#### Abstract

The current satellite management system mainly relies on manual work. If small faults cannot be found in time, it may cause systematic fault problems and then affect the accuracy of satellite data and the service quality of meteorological satellite. If the operation trend of satellite will be predicted, the fault can be avoided. However, the satellite system is complex, and the telemetry signal is unstable, nonlinear, and time-related. It is difficult to predict through a certain model. Based on these, this paper proposes a bidirectional long short-term memory (BiLSTM) deep leaning model to predict the operation trend of meteorological satellite. In the method, the layer number of the model is designed to be two, and the prediction results, which are forecasted by LSTM network as the future trend data and historical data, are both taken as the input of BiLSTM model. The dataset for the research is generated and transmitted from Advanced Geostationary Radiation Imager (AGRI), which is the load of FY4A meteorological satellite. In order to demonstrate the superiority of the BiLSTM prediction model, it is compared with LSTM based on the same dataset in the experiment. The result shows that the BiLSTM method reports a state-of-the-art performance on satellite telemetry data.

#### 1. Introduction

Meteorological satellite in a complex space environment that contains all kinds of loads is a complicated system, whose components have coupling relationship. Abnormality and faults easily occur. Small faults may cause systematic fault problems, then affect the accuracy of satellite data and service accuracy, and even cause significant economic losses and serious disasters to people's livelihood and the country. If the operation trend of satellite will be predicted, the fault can be avoided. It is of great significance for the intelligent health management of meteorological satellite and has reference value for the health management of other satellites.

At present, the trend prediction methods mainly include statistical prediction, mathematical prediction, intelligent prediction, and information fusion prediction. Among them, Auto Regression Moving Average (ARMA) prediction model, Support Vector Regression (SVR) prediction model, Back Propagation Network (BP) prediction model, and Long Short-Term Memory (LSTM) prediction model are widely studied and applied. ARMA prediction model is a linear model with finite parameters. For short-term prediction, the model has high fitting accuracy [1, 2]. But it is not suitable for nonlinear and nonstationary sequences. SVR prediction model based on structural risk minimization criterion has better prediction generalization ability for small sample training set, higher prediction accuracy, and better robustness than ARMA model [3]. But it can only be used as short-term prediction algorithm.
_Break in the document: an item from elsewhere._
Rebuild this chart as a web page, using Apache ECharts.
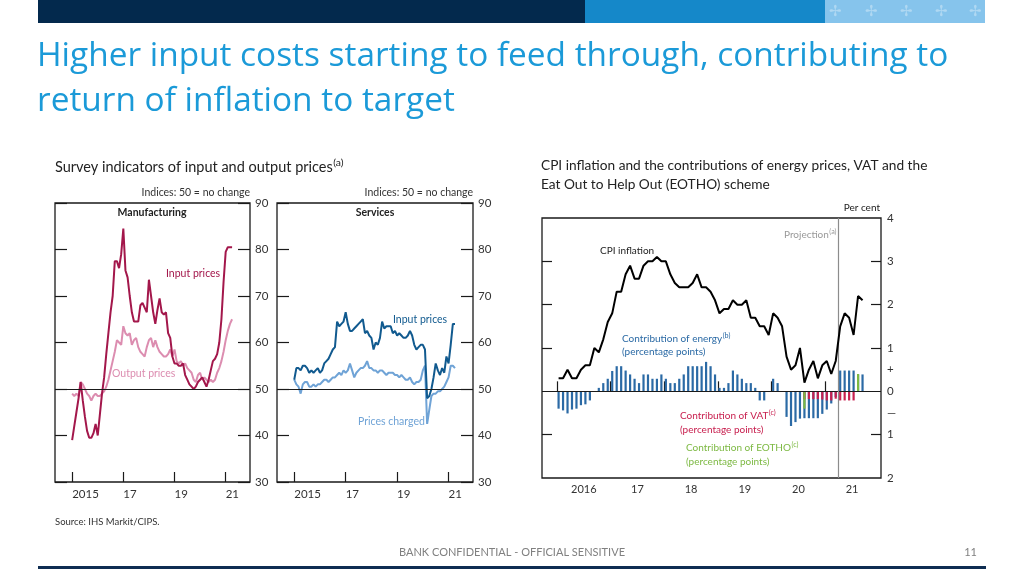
<!DOCTYPE html>
<html><head><meta charset="utf-8">
<script src="https://cdn.jsdelivr.net/npm/echarts@6/dist/echarts.min.js"></script>
<style>html,body{margin:0;padding:0;background:#fff}#c{width:1024px;height:576px}</style>
</head><body><div id="c"></div>
<script>
// ---------------- DATA ----------------
// Survey indicators, monthly from Jan 2015
const surveyStart = '2015-01';
const mfgInput = [39,42,45,48,51.5,47.5,44,41,39.5,39.5,40.5,42.5,
  40,44.5,49,52.5,57.5,62,66.5,70,77.5,77.5,76,79,
  84.5,75.5,74,70,66.5,64.5,64.5,64.5,68,68.5,67.5,66.5,
  73.5,70,66.5,64,67,69.5,66.5,66,66.5,62,61,57,
  55.5,55.5,55,55,55.5,53,52,51,50.5,50,50.5,51.5,
  52,52.5,51.5,50.5,52,54,56,56.5,57.5,60,65,73,79.5,80.5,80.5,80.5];
const mfgOutput = [49,48.5,49,48.5,51.5,51,50,49,48.5,47.5,48.5,49,
  48.5,48.5,49,49.5,50.5,52,54,56,58,60.5,60,59.5,
  63.5,62,61.5,62,59.5,60.5,61,59,58,57.5,57,59,
  60.5,61,59,60.5,59,58,57.5,57,57,57.5,58.5,57,
  58.5,56,55.5,56,55,55.5,54.5,54,53.5,52,51.5,53,
  53.5,52,52.5,52,51.5,52,51.5,52,53.5,54.5,56,58,60.5,62.5,64,65];
const svcInput = [52,54.5,54.5,54,55,55,54.5,53.5,54,53.5,54,54.5,
  53.5,54,55.5,56,56.5,57.5,58.5,59,64.5,63.5,64,64.5,
  66.5,64,62.5,62.5,63,63.5,64,64.5,65,62,62.5,61.5,
  61,58.5,60,59.5,61,64.5,63,63.5,63.5,63.5,62,62.5,
  61.5,62,61.5,61,61,61.5,62.5,61.5,59.5,58.5,59,59.5,
  59.5,58.5,48,48.5,50,52.5,55.5,54,53,54.5,53.5,57,55.5,59.5,64,64];
const svcCharged = [52,51,50.5,49,51,51.5,51.5,50.5,50.5,51,50.5,51,
  51,51.5,52,52,51.5,52,52.5,52.5,53,53.5,53,54,
  53.5,54,55.5,54,52.5,53.5,54,54.5,54.5,55,56,54.5,
  54.5,54,54,53.5,54,54,53.5,53,53.5,53.5,53.5,53,
  53,52.5,53,52.5,52,52,52.5,51.5,51,51.5,51.5,52,
  54,55,42.5,45.5,48.5,49,49,49.5,49.5,50,50.5,51.5,52.5,55,55,54.5];
const surveyYearTicks = [2015, 2017, 2019, 2021];

// CPI inflation and contributions, monthly from Jan 2016
const cpiStart = '2016-01';
const cpiInflation = [0.3,0.3,0.5,0.3,0.3,0.5,0.6,0.6,1.0,0.9,1.2,1.6,
  1.8,2.3,2.3,2.7,2.9,2.6,2.6,2.9,3.0,3.0,3.1,3.0,
  3.0,2.7,2.5,2.4,2.4,2.4,2.5,2.7,2.4,2.4,2.3,2.1,
  1.8,1.9,1.9,2.1,2.0,2.0,2.1,1.7,1.7,1.5,1.5,1.3,
  1.8,1.7,1.5,0.8,0.5,0.6,1.0,0.2,0.5,0.7,0.3,0.6,
  0.7,0.4,0.7,1.5,1.8,1.7,1.3,2.2,2.1];
const energyContribution = [-0.40,-0.44,-0.51,-0.42,-0.40,-0.32,-0.30,-0.21,0,0.08,0.19,0.29,
  0.47,0.58,0.58,0.48,0.39,0.29,0.19,0.39,0.39,0.29,0.29,0.39,
  0.29,0.19,0.19,0.29,0.39,0.58,0.58,0.58,0.58,0.68,0.58,0.39,
  0.08,0.08,0.19,0.48,0.39,0.29,0.19,0.19,0.08,-0.21,-0.21,0,
  0.29,0.19,0,-0.59,-0.80,-0.71,-0.63,-0.62,-0.62,-0.62,-0.62,-0.52,
  -0.42,-0.28,-0.13,0.48,0.48,0.48,0.48,0.39,0.39];
const vatContribution = [0,0,0,0,0,0,0,0,0,0,0,0,
  0,0,0,0,0,0,0,0,0,0,0,0,
  0,0,0,0,0,0,0,0,0,0,0,0,
  0,0,0,0,0,0,0,0,0,0,0,0,
  0,0,0,0,0,0,0,-0.18,-0.18,-0.18,-0.18,-0.19,
  -0.21,-0.21,-0.17,-0.21,-0.21,-0.21,-0.21,0,0];
const eothoContribution = [0,0,0,0,0,0,0,0,0,0,0,0,
  0,0,0,0,0,0,0,0,0,0,0,0,
  0,0,0,0,0,0,0,0,0,0,0,0,
  0,0,0,0,0,0,0,0,0,0,0,0,
  0,0,0,0,0,0,0,-0.40,0,0,0,0,
  0,0,0,0,0,0,0,0.40,0];
const cpiYearTicks = [2016, 2017, 2018, 2019, 2020, 2021];
const cpiYearLabels = ['2016', '17', '18', '19', '20', '21'];
const projectionStart = 2021.25;

// ---------------- HELPERS ----------------
const FONT = 'Lato, "Open Sans", sans-serif';
const TITLE_FONT = '"Open Sans", Lato, sans-serif';
function monthPos(start, i, off) {
  const p = start.split('-').map(Number);
  return p[0] + (p[1] - 1 + i + (off || 0)) / 12;
}
function pairs(start, vals, off) { return vals.map((v, i) => [monthPos(start, i, off), v]); }
const INK = '#1a1a1a';

const colMfgIn = '#a3174b', colMfgOut = '#dc8db0';
const colSvcIn = '#115a8f', colSvcOut = '#6fa3d6';
const colEnergy = '#2b6aa5', colVat = '#c8204f', colEotho = '#7db943';

const mctx = document.createElement('canvas').getContext('2d');
function measure(text, font) { mctx.font = font; return mctx.measureText(text).width; }

function surveyX(gi) {
  return { type: 'value', gridIndex: gi, min: 2014.33, max: 2021.95,
    axisLine: { show: false }, splitLine: { show: false },
    axisTick: { show: true, inside: true, length: 10, customValues: surveyYearTicks, lineStyle: { color: INK, width: 1.2 } },
    axisLabel: { customValues: surveyYearTicks, formatter: v => v === surveyYearTicks[0] ? String(v) : String(v).slice(2),
      align: 'left', color: '#333', fontSize: 11.5, margin: 6, fontFamily: FONT } };
}
function surveyY(gi, pos) {
  return { type: 'value', gridIndex: gi, position: pos, min: 30, max: 90, interval: 10,
    axisLine: { show: false }, splitLine: { show: false },
    axisTick: { show: true, inside: true, length: 12, lineStyle: { color: INK, width: 1.2 } },
    axisLabel: { show: pos === 'right', margin: 5, color: '#333', fontSize: 11.5, fontFamily: FONT } };
}
function cpiY(pos) {
  return { type: 'value', gridIndex: 2, position: pos, min: -2, max: 4,
    axisLine: { show: false }, splitLine: { show: false },
    axisTick: { show: true, inside: true, length: 10, customValues: [-1, 1, 2, 3], lineStyle: { color: INK, width: 1.2 } },
    axisLabel: { show: pos === 'right', customValues: [-2, -1, -0.5, 0, 0.5, 1, 2, 3, 4],
      formatter: v => v === 0.5 ? '+' : (v === -0.5 ? '—' : String(Math.abs(v))),
      margin: 6, color: '#333', fontSize: 11.5, fontFamily: FONT } };
}
const hLine = (val, axisKey, color) => ({ silent: true, symbol: 'none', animation: false,
  label: { show: false }, lineStyle: { color: color || INK, width: 1.2, type: 'solid' },
  data: [{ [axisKey]: val }] });

function fontStr(o) { return (o.weight || 'normal') + ' ' + (o.size || 11) + 'px ' + (o.family || FONT); }
function txt(x, y, text, o) {
  o = o || {};
  return { type: 'text', x: x, y: y, silent: true, z: 50,
    style: { text: text, fill: o.color || '#222', align: o.align || 'left', verticalAlign: 'middle', font: fontStr(o) } };
}
// main text plus a raised superscript placed just after it
function supTxt(x, y, main, sup, o) {
  o = o || {};
  const size = o.size || 11;
  const so = Object.assign({}, o, { size: Math.round(size * 0.72 * 10) / 10 });
  const wm = measure(main, fontStr(o)), ws = measure(sup, fontStr(so));
  const x0 = o.align === 'right' ? x - wm - ws : x;
  return [txt(x0, y, main, Object.assign({}, o, { align: 'left' })),
          txt(x0 + wm + 0.5, y - size * 0.32, sup, Object.assign({}, so, { align: 'left' }))];
}

// ---------------- CHART ----------------
const chart = echarts.init(document.getElementById('c'));
const gridStyle = { show: true, borderColor: INK, borderWidth: 1.3, backgroundColor: 'transparent' };

const graphics = [
  { type: 'rect', shape: { x: 38, y: 0, width: 547, height: 23 }, style: { fill: '#03294d' }, silent: true },
  { type: 'rect', shape: { x: 585, y: 0, width: 240, height: 23 }, style: { fill: '#1588c9' }, silent: true },
  { type: 'rect', shape: { x: 825, y: 0, width: 160, height: 23 }, style: { fill: '#86c4ec' }, silent: true },
  txt(37, 56, 'Higher input costs starting to feed through, contributing to', { size: 33.4, color: '#1b9ad8', family: TITLE_FONT }),
  txt(37, 101, 'return of inflation to target', { size: 33.4, color: '#1b9ad8', family: TITLE_FONT }),
  ...supTxt(55, 167, 'Survey indicators of input and output prices', '(a)', { size: 14.5 }),
  txt(250, 193, 'Indices: 50 = no change', { align: 'right', size: 10.5, color: '#333' }),
  txt(473, 193, 'Indices: 50 = no change', { align: 'right', size: 10.5, color: '#333' }),
  txt(152, 213, 'Manufacturing', { align: 'center', size: 10.5, weight: 'bold' }),
  txt(375, 213, 'Services', { align: 'center', size: 10.5, weight: 'bold' }),
  txt(166, 274, 'Input prices', { size: 10.5, color: colMfgIn }),
  txt(112, 374, 'Output prices', { size: 10.5, color: colMfgOut }),
  txt(393, 320, 'Input prices', { size: 10.5, color: colSvcIn }),
  txt(358, 422, 'Prices charged', { size: 10.5, color: colSvcOut }),
  txt(541, 166, 'CPI inflation and the contributions of energy prices, VAT and the', { size: 13.7 }),
  txt(541, 185, 'Eat Out to Help Out (EOTHO) scheme', { size: 13.7 }),
  txt(880, 208, 'Per cent', { align: 'right', size: 10 }),
  ...supTxt(836, 235, 'Projection', '(a)', { align: 'right', size: 10, color: '#999' }),
  txt(600, 251, 'CPI inflation', { size: 10 }),
  ...supTxt(622, 339, 'Contribution of energy', '(b)', { size: 10, color: colEnergy }),
  txt(622, 352, '(percentage points)', { size: 10, color: colEnergy }),
  ...supTxt(680, 416, 'Contribution of VAT', '(c)', { size: 10, color: colVat }),
  txt(680, 430, '(percentage points)', { size: 10, color: colVat }),
  ...supTxt(686, 448, 'Contribution of EOTHO', '(c)', { size: 10, color: colEotho }),
  txt(686, 462, '(percentage points)', { size: 10, color: colEotho }),
  txt(55, 522, 'Source: IHS Markit/CIPS.', { size: 9.5, color: '#333' }),
  txt(512, 552, 'BANK CONFIDENTIAL - OFFICIAL SENSITIVE', { align: 'center', size: 11, color: '#808080' }),
  txt(977, 552, '11', { align: 'right', size: 11, color: '#808080' }),
  { type: 'rect', shape: { x: 38, y: 566, width: 948, height: 3 }, style: { fill: '#0f2d52' }, silent: true }
];
[835, 871, 906, 941, 975].forEach(x => graphics.push(txt(x, 11, '✢', { align: 'center', size: 15, color: 'rgba(255,255,255,0.35)' })));

chart.setOption({
  animation: false,
  backgroundColor: '#ffffff',
  grid: [
    Object.assign({ left: 55, top: 203, width: 195, height: 279 }, gridStyle),
    Object.assign({ left: 277, top: 203, width: 196, height: 279 }, gridStyle),
    Object.assign({ left: 542, top: 218, width: 339, height: 260 }, gridStyle)
  ],
  xAxis: [
    surveyX(0), surveyX(1),
    { type: 'value', gridIndex: 2, min: 2015.72, max: 2022.04,
      axisLine: { show: false }, splitLine: { show: false },
      axisTick: { show: true, inside: true, length: 10, customValues: cpiYearTicks, lineStyle: { color: INK, width: 1.2 } },
      axisLabel: { customValues: cpiYearTicks.map(y => y + 0.5), formatter: v => cpiYearLabels[cpiYearTicks.indexOf(Math.floor(v))],
        color: '#333', fontSize: 11, margin: 6, fontFamily: FONT } }
  ],
  yAxis: [surveyY(0, 'right'), surveyY(0, 'left'), surveyY(1, 'right'), surveyY(1, 'left'), cpiY('right'), cpiY('left')],
  graphic: graphics,
  series: [
    { type: 'line', xAxisIndex: 0, yAxisIndex: 0, data: pairs(surveyStart, mfgOutput), symbol: 'none',
      lineStyle: { color: colMfgOut, width: 2 }, markLine: hLine(50, 'yAxis'), z: 3 },
    { type: 'line', xAxisIndex: 0, yAxisIndex: 0, data: pairs(surveyStart, mfgInput), symbol: 'none',
      lineStyle: { color: colMfgIn, width: 2 }, z: 4 },
    { type: 'line', xAxisIndex: 1, yAxisIndex: 2, data: pairs(surveyStart, svcCharged), symbol: 'none',
      lineStyle: { color: colSvcOut, width: 2 }, markLine: hLine(50, 'yAxis'), z: 3 },
    { type: 'line', xAxisIndex: 1, yAxisIndex: 2, data: pairs(surveyStart, svcInput), symbol: 'none',
      lineStyle: { color: colSvcIn, width: 2 }, z: 4 },
    { type: 'bar', xAxisIndex: 2, yAxisIndex: 4, stack: 'contrib', barWidth: 2.2, data: pairs(cpiStart, energyContribution, 0.35),
      itemStyle: { color: colEnergy }, markLine: hLine(0, 'yAxis') },
    { type: 'bar', xAxisIndex: 2, yAxisIndex: 4, stack: 'contrib', barWidth: 2.2, data: pairs(cpiStart, vatContribution, 0.35),
      itemStyle: { color: colVat } },
    { type: 'bar', xAxisIndex: 2, yAxisIndex: 4, stack: 'contrib', barWidth: 2.2, data: pairs(cpiStart, eothoContribution, 0.35),
      itemStyle: { color: colEotho }, markLine: hLine(projectionStart, 'xAxis', '#8c8c8c') },
    { type: 'line', xAxisIndex: 2, yAxisIndex: 4, data: pairs(cpiStart, cpiInflation, 0.35), symbol: 'none',
      lineStyle: { color: '#000', width: 2 }, z: 5 }
  ]
});
</script>
</body></html>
In recent years, SVR is widely used to solve practical problems in various fields by combining with other algorithms [4–6]. BP network has become one of the most widely used neural network models because of its strong nonlinear mapping ability and self-learning ability [7–9]. However, it has some problems, such as slow convergence speed, lack of scientific theoretical basis for the determination of hidden layer nodes, and easily falling into local minimum points [10]. Deep learning is a branch of neural networks. The recurrent neural network (RNN) with depth and time series has been widely used as a prediction model for sequence data [11–13]. Although RNN can deal with time series problem, it has serious gradient dispersion problem. In order to weaken the adverse effects of gradient disappearance and long-distance dependence on neural network, the long-term memory ability of RNN is improved by replacing RNN chain unit with LSTM chain unit [14]. LSTM that uses additional memory cell to store states shows better ability for time series prediction than RNN. In recent years, LSTM has achieved a significant success in many fields [15–17].
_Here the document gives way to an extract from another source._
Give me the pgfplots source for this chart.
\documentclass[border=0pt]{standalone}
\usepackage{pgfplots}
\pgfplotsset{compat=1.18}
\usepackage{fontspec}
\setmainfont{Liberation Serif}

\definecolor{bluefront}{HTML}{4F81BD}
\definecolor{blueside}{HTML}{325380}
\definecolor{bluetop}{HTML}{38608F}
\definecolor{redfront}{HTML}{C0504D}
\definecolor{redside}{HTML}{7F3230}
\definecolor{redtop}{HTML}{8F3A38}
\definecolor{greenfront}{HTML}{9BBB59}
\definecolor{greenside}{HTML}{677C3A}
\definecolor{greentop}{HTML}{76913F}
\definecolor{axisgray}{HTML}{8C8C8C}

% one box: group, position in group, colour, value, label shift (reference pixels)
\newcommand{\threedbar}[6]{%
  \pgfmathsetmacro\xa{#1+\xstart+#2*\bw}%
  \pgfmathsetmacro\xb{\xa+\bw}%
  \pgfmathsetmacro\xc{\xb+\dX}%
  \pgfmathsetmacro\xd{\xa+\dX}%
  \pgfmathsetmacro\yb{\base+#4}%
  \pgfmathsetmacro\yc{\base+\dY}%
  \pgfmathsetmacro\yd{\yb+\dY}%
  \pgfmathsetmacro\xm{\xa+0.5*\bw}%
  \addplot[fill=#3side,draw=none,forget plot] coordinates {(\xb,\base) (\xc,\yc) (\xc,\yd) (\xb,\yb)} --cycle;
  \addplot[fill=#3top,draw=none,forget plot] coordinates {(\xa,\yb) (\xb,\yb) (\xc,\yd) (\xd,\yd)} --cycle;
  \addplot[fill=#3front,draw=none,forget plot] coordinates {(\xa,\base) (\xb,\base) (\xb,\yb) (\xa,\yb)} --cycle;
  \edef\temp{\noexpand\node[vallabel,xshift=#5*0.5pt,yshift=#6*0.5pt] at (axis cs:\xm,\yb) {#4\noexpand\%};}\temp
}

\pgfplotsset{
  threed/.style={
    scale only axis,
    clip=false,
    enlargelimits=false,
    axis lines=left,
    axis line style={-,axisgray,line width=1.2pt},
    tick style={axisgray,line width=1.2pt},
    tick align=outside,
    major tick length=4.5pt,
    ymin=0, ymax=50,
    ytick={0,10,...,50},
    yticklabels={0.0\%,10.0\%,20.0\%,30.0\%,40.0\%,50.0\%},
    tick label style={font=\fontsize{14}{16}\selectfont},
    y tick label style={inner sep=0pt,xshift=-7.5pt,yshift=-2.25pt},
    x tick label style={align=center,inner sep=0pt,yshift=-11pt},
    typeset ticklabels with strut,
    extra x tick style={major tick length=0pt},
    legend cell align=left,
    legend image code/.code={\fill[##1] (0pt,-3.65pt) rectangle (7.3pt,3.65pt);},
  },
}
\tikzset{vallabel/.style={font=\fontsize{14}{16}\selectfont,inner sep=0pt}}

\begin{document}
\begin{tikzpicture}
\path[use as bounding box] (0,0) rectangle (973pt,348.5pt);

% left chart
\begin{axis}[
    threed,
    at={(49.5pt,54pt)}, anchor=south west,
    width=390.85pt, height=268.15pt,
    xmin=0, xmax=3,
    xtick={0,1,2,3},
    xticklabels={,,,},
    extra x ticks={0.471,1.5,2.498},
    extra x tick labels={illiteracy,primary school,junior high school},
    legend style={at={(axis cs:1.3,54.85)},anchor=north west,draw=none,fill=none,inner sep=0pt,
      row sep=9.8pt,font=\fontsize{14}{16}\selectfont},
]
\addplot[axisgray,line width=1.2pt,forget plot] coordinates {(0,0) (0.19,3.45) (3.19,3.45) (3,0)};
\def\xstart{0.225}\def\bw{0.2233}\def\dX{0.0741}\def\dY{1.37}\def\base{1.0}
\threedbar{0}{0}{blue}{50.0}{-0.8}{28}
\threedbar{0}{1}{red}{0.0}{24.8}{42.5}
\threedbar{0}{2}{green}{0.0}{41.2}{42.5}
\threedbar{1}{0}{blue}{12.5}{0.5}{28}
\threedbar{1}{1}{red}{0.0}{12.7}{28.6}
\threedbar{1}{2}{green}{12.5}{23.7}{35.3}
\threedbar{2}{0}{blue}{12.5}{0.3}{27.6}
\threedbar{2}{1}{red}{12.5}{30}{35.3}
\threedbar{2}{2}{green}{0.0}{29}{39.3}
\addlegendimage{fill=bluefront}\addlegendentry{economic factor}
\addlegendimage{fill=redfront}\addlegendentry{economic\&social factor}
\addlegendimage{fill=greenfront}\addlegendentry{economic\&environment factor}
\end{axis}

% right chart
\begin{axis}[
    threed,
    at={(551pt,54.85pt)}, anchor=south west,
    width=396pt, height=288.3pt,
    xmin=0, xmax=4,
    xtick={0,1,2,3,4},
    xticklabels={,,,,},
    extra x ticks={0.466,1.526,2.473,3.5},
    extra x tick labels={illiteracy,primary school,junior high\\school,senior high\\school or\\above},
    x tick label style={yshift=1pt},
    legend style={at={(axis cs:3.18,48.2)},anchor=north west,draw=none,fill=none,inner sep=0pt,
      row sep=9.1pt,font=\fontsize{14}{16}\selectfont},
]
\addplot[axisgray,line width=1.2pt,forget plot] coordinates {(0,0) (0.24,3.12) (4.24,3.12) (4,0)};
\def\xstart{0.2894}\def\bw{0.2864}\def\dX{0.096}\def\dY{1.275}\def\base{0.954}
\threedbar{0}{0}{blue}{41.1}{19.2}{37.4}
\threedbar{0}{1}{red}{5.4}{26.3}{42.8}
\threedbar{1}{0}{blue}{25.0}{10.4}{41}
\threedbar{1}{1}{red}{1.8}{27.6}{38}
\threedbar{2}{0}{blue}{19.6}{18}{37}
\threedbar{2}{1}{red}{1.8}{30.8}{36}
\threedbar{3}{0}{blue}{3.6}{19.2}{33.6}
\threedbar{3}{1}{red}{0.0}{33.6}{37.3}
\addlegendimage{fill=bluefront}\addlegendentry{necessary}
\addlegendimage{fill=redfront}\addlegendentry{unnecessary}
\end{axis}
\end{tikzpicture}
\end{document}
Although LSTM model has good prediction ability of nonlinear time series [18], it takes historical time series data as the data input of the model, neglects the availability of future time series data, and lacks deep data mining. Moreover, the telemetry signal generated and transmitted from the satellite that reflects the operation of the satellite is unstable, nonlinear, and time-related. It is difficult to predict the satellite operation through a certain model. Bidirectional Long Short-Term Memory (BiLSTM) can process the sequence data in both forward and reverse directions and provide the past and future sequence information for each time in the sequence [19]. Therefore, BiLSTM mode is proposed to predict the operation trend of satellite in this paper. Increasing the number of depth layers of neural network can help enrich the feature set of network learning, increase the processing capacity of neural network, and improve the accuracy of the model. In addition, the paper presents using LSTM to predict the future trend and take the prediction results and historical data as the input of BiLSTM in order to provide the future time series data.

The remainder of this paper is organized as follows. In the next section, a brief description of problem definitions is presented, followed by the introduction of the proposed BiLSTM network architecture. Then, the application to meteorological satellite based on BiLSTMdeep learning model and our experimental results are shown. Finally, conclusions are drawn.

#### 2. Problem Definitions

Satellite management plays an important role for satellite safe. However, the current satellite management mainly relies on manual work, which takes time and effort. And these can lead to the fact that fault cannot be found in time. This paper intends using artificial intelligence algorithm to solve the current problems, by deeply mining and analyzing telemetry data, study the automatic prediction method for the operation trend of meteorological satellite, and solve the problems that restrict the stable operation of satellite and abnormalities, which cannot be found in time.

Based on the safety and reliability requirements of satellite, when it is on orbit, sensors are designed in the main functional modules of each key subsystem during satellite development. These sensors provide telemetry parameters data of satellite from the launch to in-orbit operation to the retirement. The satellite telemetry system collects the working conditions and values of various subsystems on the satellite according to a certain sampling period and forms telemetry data after A/D transformation and coding. And then, it transmits them to the ground through modulation and amplification, and these telemetry data are gotten through the inverse process after receiving them on the ground. Satellite telemetry data are divided into two categories: digital quantity and analog quantity. The digital quantity reflects the functional state of the measured unit on the satellite. Analog is the numerical measurement value of the measured unit, which usually reflects the performance state of the measured unit. Satellite telemetry parameters include thermodynamic parameters, power system parameters, and dynamic parameters. It is no doubt that a large amount of data will be generated. These telemetry data reflect the state of satellite payload and the operation situation of satellite platform, which are stored in time series. Therefore, the operation trend for meteorological satellite is related to an amount of spatial-temporal data.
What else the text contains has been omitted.